We believe this object-oriented approach offers many significant benefits:
- Application developers can program against a well-defined API, plugging into the core components necessary for every channel.
- We can ensure that, as long as the core components are heavily audited and remain secure, bugs in the application developer’s code can be isolated to just the state it controls.
- Application developers can reuse existing components via counterfactual addressing just as they would reuse ethereum contracts — for instance, a provably fair randomness source.
- Users can preserve privacy in a dispute, only putting on-chain the objects that are in dispute.
- We can access more points on the trade-off curve between messages passed during normal operation, and transactions that need to be posted in the case of a dispute, and in certain cases this lets us amortize responses to stale state across channels.
If you’re interested in learning more about generalized state channels and the counterfactual technique, we encourage you to read the paper. The paper includes significant content that we have not summarized in this post, including:
- Comparisons to other techniques like sidechains and Plasma
- Review of existing state channel designs
- In-depth examination of relevant threat models
- An example construction for generalized state channels
For updates, follow us at @statechannels and keep an eye on our website.

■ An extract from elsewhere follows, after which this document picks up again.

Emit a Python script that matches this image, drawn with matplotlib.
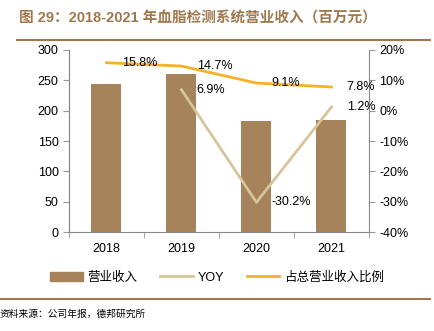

Lastly, we’d like to thank the Ethereum Foundation for their continuing support of this important work. We are thrilled to be part of a talented community driven to scale the ethereum network, laying the groundwork for Web 3. We’d also like to thank Vitalik Buterin, Erik Bryn, Tom Close, Josh Stark, Nima Vaziri, Armani Ferrante, Lisa Eckey, Kristina Hostakova, Yoichi Hirai, and Sylvain Laurent for their discussion and feedback on earlier drafts of the paper.
² In the future, once account abstraction is live, we’ll be able to do this trivially, since a contract address will be computable based on its bytecode and constructor arguments.